Under the new procedures, Chief Clerk Susan Greene is empowered to require verification of identity and valid contact details before processing requests that appear to originate from AI tools or lack clear human origin. The policy aims to address concerns about automated systems that can generate voluminous or spoofed requests, placing extra burdens on staff and potentially overwhelming records operations.

County officials framed the change as a way to preserve staff resources and protect personal data while maintaining transparency. Opponents voiced concern at the meeting that heightened verification requirements could create barriers for legitimate requesters, including journalists, researchers, and residents who rely on right-to-know laws to hold government accountable. Commissioner Richards' dissent highlights a balance the county is still negotiating between preventing misuse of records systems and ensuring unfettered public access.

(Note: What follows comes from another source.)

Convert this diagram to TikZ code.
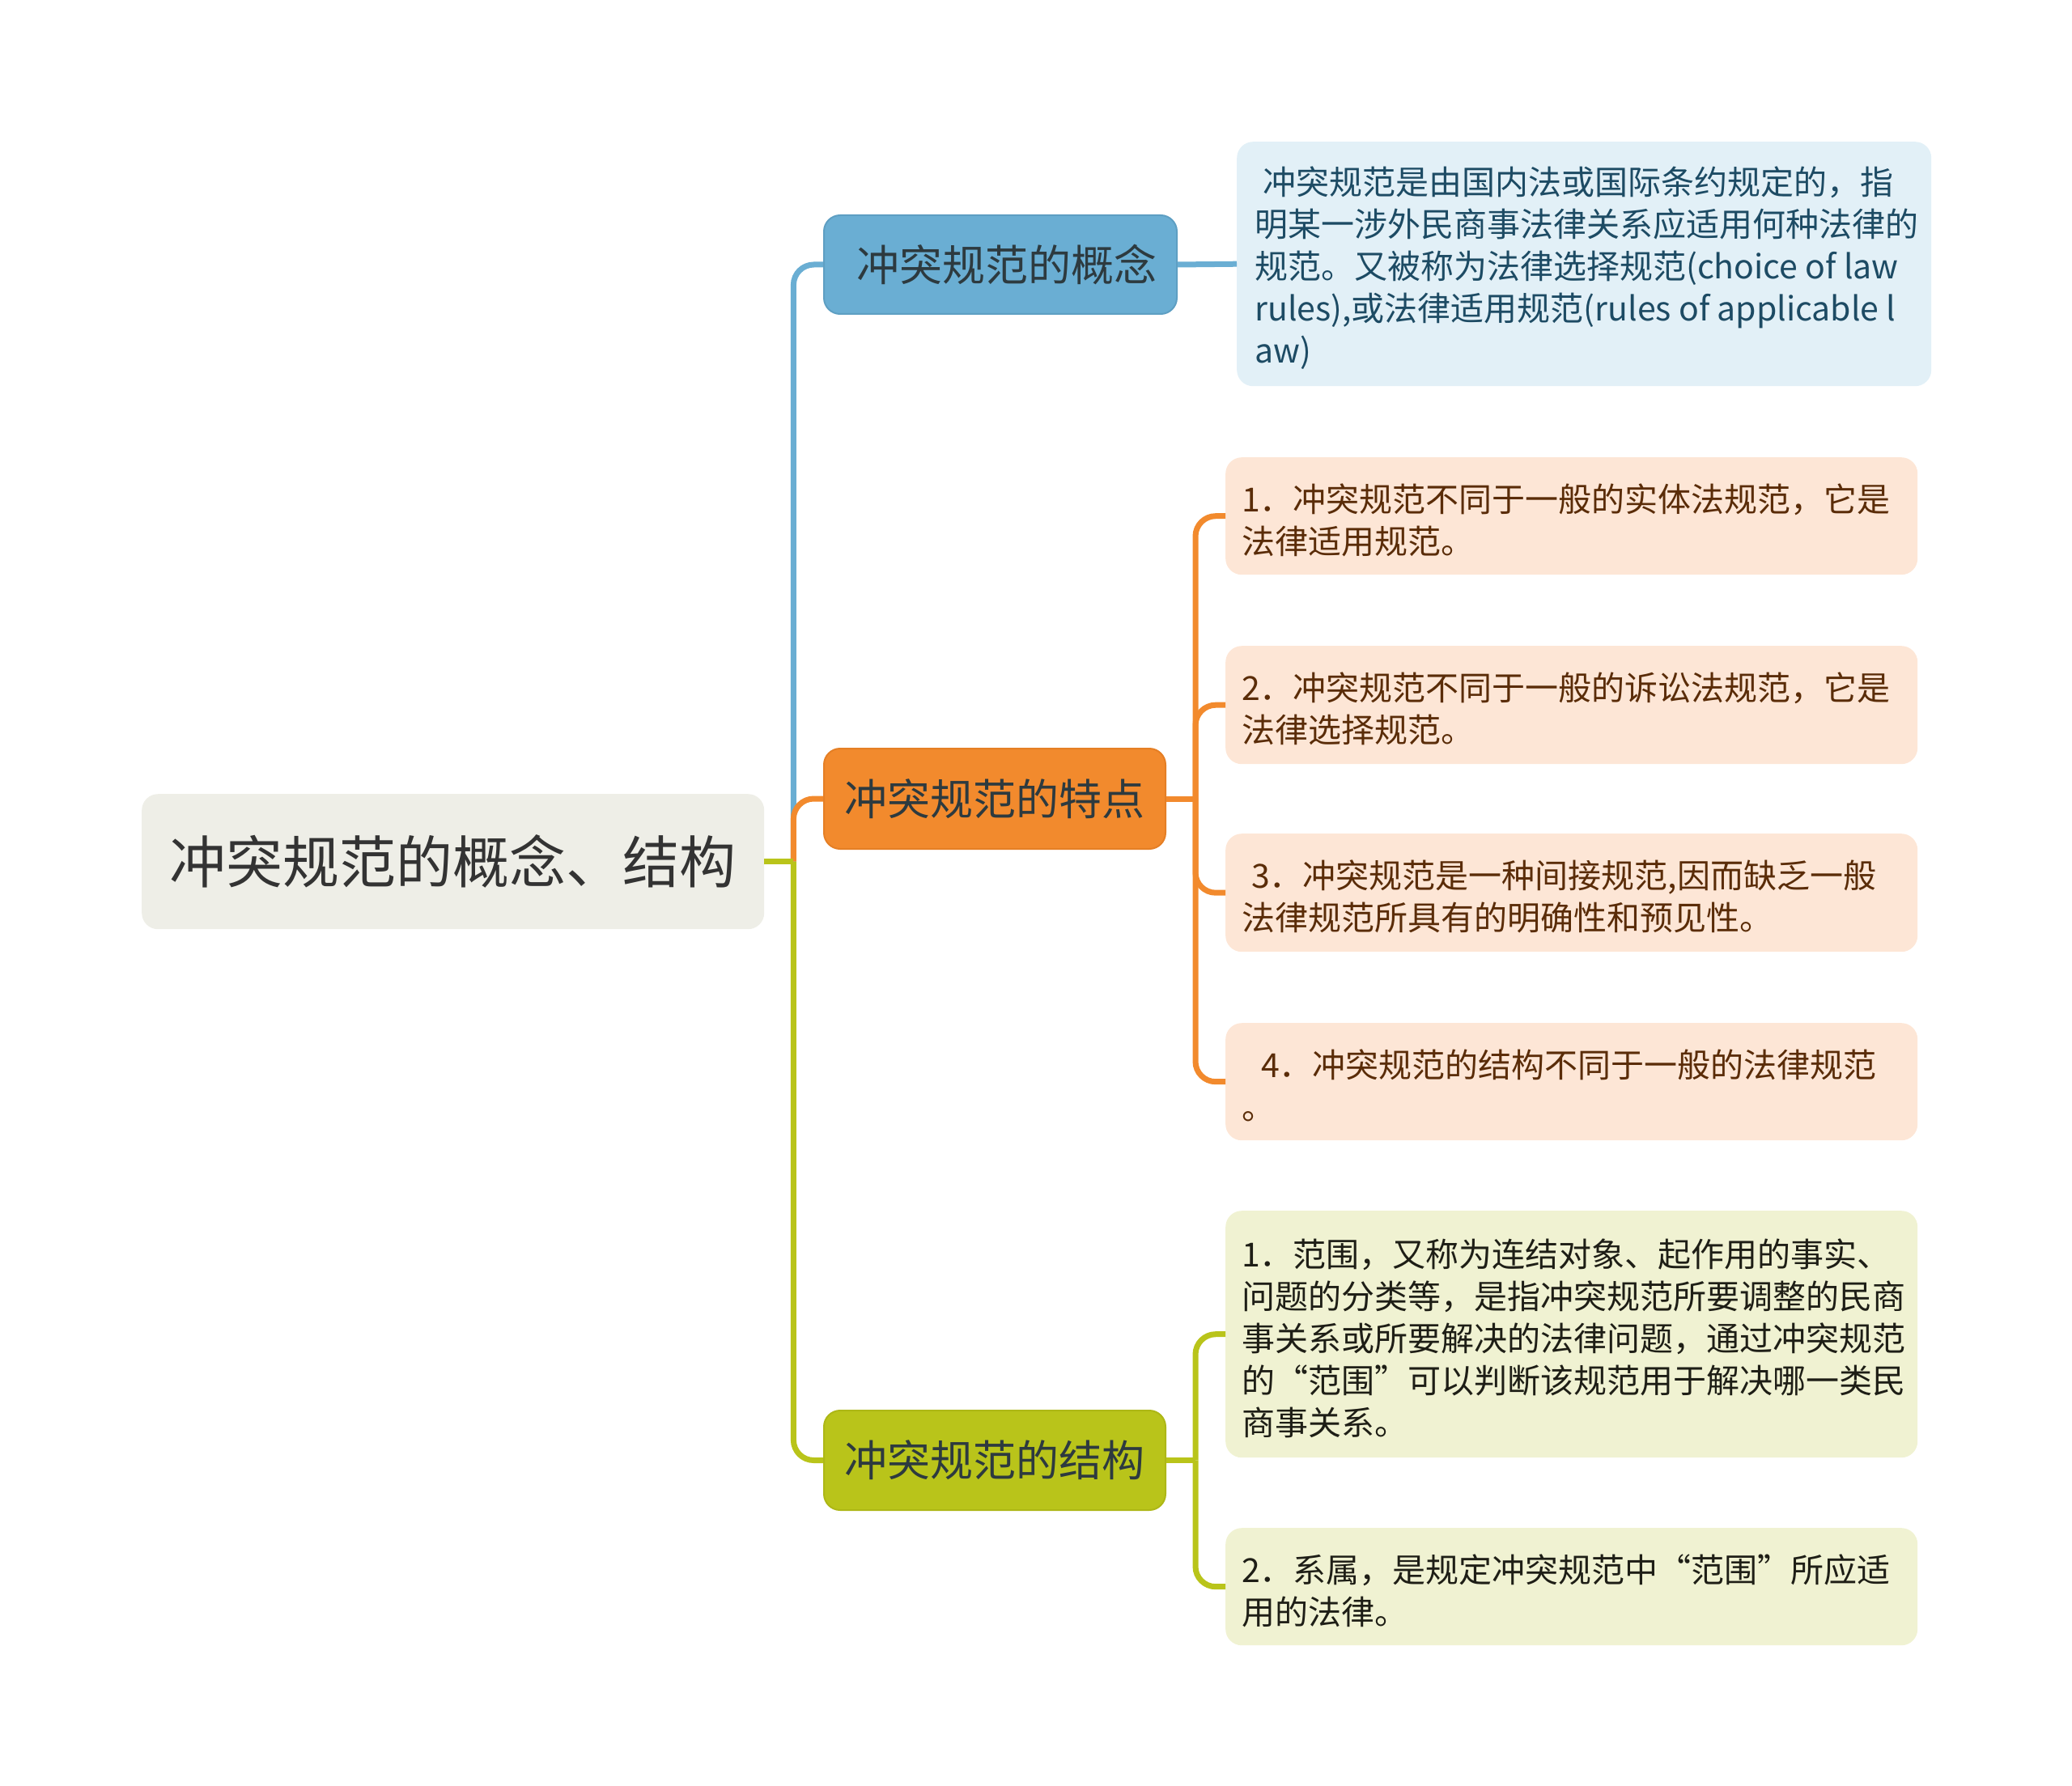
\documentclass[tikz,border=0pt]{standalone}
\usepackage{fontspec}
\setmainfont{Noto Sans CJK SC}
\definecolor{rootfill}{HTML}{EEEEE7}
\definecolor{roottext}{HTML}{333333}
\definecolor{cblue}{HTML}{6AAED3}
\definecolor{cblueb}{HTML}{5E9FC3}
\definecolor{corange}{HTML}{F28A2D}
\definecolor{coranged}{HTML}{E57F25}
\definecolor{colive}{HTML}{B9C41A}
\definecolor{colived}{HTML}{ADB716}
\definecolor{branchtext}{HTML}{2D3A3F}
\definecolor{cdfill}{HTML}{E2F0F7}
\definecolor{cdtext}{HTML}{1D4B64}
\definecolor{fdfill}{HTML}{FDE6D6}
\definecolor{fdtext}{HTML}{5A2C08}
\definecolor{sdfill}{HTML}{F0F2D2}
\definecolor{sdtext}{HTML}{1E1E16}
\begin{document}
\begin{tikzpicture}[x=1pt,y=-1pt,
  box/.style={rounded corners=20pt, inner sep=0pt, anchor=north west},
  rootbox/.style={box, fill=rootfill, text=roottext, font=\fontsize{70}{84}\selectfont},
  branchbox/.style={box, line width=2pt, text=branchtext, font=\fontsize{53}{64}\selectfont},
  dtext/.style={anchor=west, inner sep=0pt, align=left, font=\fontsize{41}{52}\selectfont, yshift=-5pt},
  conn/.style={line width=7pt, rounded corners=25pt}
]
\useasboundingbox (0,0) rectangle (2560,2207);

% main nodes
\node[rootbox, minimum width=769pt, minimum height=167pt] (root) at (175,981) {冲突规范的概念、结构};
\node[branchbox, fill=cblue, draw=cblueb, minimum width=436pt, minimum height=122pt] (concept) at (1017,265) {\hspace*{16pt}冲突规范的概念};
\node[branchbox, fill=corange, draw=coranged, minimum width=422pt, minimum height=124pt] (features) at (1017,924) {冲突规范的特点};
\node[branchbox, fill=colive, draw=colived, minimum width=422pt, minimum height=123pt] (structure) at (1017,1742) {冲突规范的结构};

% detail boxes
\node[box, fill=cdfill, minimum width=858pt, minimum height=302pt] (cdetail) at (1528,175) {};
\node[box, fill=fdfill, minimum width=855pt, minimum height=145pt] (f1) at (1514,565) {};
\node[box, fill=fdfill, minimum width=855pt, minimum height=146pt] (f2) at (1514,798) {};
\node[box, fill=fdfill, minimum width=855pt, minimum height=146pt] (f3) at (1514,1030) {};
\node[box, fill=fdfill, minimum width=855pt, minimum height=145pt] (f4) at (1514,1264) {};
\node[box, fill=sdfill, minimum width=855pt, minimum height=305pt] (s1) at (1514,1496) {};
\node[box, fill=sdfill, minimum width=855pt, minimum height=145pt] (s2) at (1514,1888) {};

% detail texts
\node[dtext, text=cdtext] (cdetailt) at ([xshift=22pt]cdetail.west) {\hspace*{10pt}冲突规范是由国内法或国际条约规定的，指\\明某一涉外民商事法律关系应适用何种法律的\\规范。又被称为法律选择规范(choice of law\\rules),或法律适用规范(rules of applicable l\\aw)};
\node[dtext, text=fdtext] (f1t) at ([xshift=20pt]f1.west) {1．冲突规范不同于一般的实体法规范，它是\\法律适用规范。};
\node[dtext, text=fdtext] (f2t) at ([xshift=20pt]f2.west) {2．冲突规范不同于一般的诉讼法规范，它是\\法律选择规范。};
\node[dtext, text=fdtext] (f3t) at ([xshift=20pt]f3.west) {\hspace*{12pt}3．冲突规范是一种间接规范,因而缺乏一般\\法律规范所具有的明确性和预见性。};
\node[dtext, text=fdtext] (f4t) at ([xshift=20pt]f4.west) {\hspace*{24pt}4．冲突规范的结构不同于一般的法律规范\\。};
\node[dtext, text=sdtext] (s1t) at ([xshift=20pt]s1.west) {1．范围，又称为连结对象、起作用的事实、\\问题的分类等，是指冲突规范所要调整的民商\\事关系或所要解决的法律问题，通过冲突规范\\的“范围”可以判断该规范用于解决哪一类民\\商事关系。};
\node[dtext, text=sdtext] (s2t) at ([xshift=20pt]s2.west) {2．系属，是规定冲突规范中“范围”所应适\\用的法律。};

% junctions
\coordinate (j1) at ([xshift=36pt]root.east);
\coordinate (j2) at ([xshift=36pt]features.east);
\coordinate (j3) at ([xshift=36pt]structure.east);

% connectors root -> branches
\draw[conn, cblue] (j1) |- (concept.west);
\draw[conn, corange] (j1) |- (features.west);
\draw[conn, colive] (j1) |- (structure.west);
\draw[conn, colive] (root.east) -- (j1);

% concept -> detail
\draw[conn, cblue] (concept.east) -- (cdetail.west);

% features -> details
\draw[conn, corange] (features.east) -- (j2);
\draw[conn, corange] (j2) |- (f1.west);
\draw[conn, corange] (j2) |- (f2.west);
\draw[conn, corange] (j2) |- (f3.west);
\draw[conn, corange] (j2) |- (f4.west);

% structure -> details
\draw[conn, colive] (structure.east) -- (j3);
\draw[conn, colive] (j3) |- (s1.west);
\draw[conn, colive] (j3) |- (s2.west);
\end{tikzpicture}
\end{document}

The new policy arrives amid growing public debate about how local governments should respond to AI-driven interactions. Municipal clerks across the region are grappling with the same questions: how to distinguish human requests from automated scraping tools, how to prevent impersonation, and how to do so without chilling legitimate requests. For Union County, the chief clerk's gatekeeping role centralizes that decision-making at the administrative level, which may speed determinations but concentrates authority in a single office.

At the same meeting, the board approved a detention agreement with Tioga County to house pre- and post-sentenced prisoners at a rate of $85 per day per inmate. That contract will affect where some detainees are held and the county's corrections budget considerations, reflecting ongoing inter-county arrangements to manage jail capacity.

For residents and local journalists, the policy change has immediate practical implications. Requests submitted without a verifiable name, phone number, or email may be rejected outright; those filed through new technologies should include clear contact information and a human point of contact. The county's approach is likely to influence how other government offices process digital inquiries and could set a local standard for handling AI-related public records activity.

Our two cents? If you plan to file a right-to-know request, make sure your submission includes verifiable contact information and a clear statement of the records sought. Doing that now can help avoid delays and ensure your request isn't sidelined by new verification checks.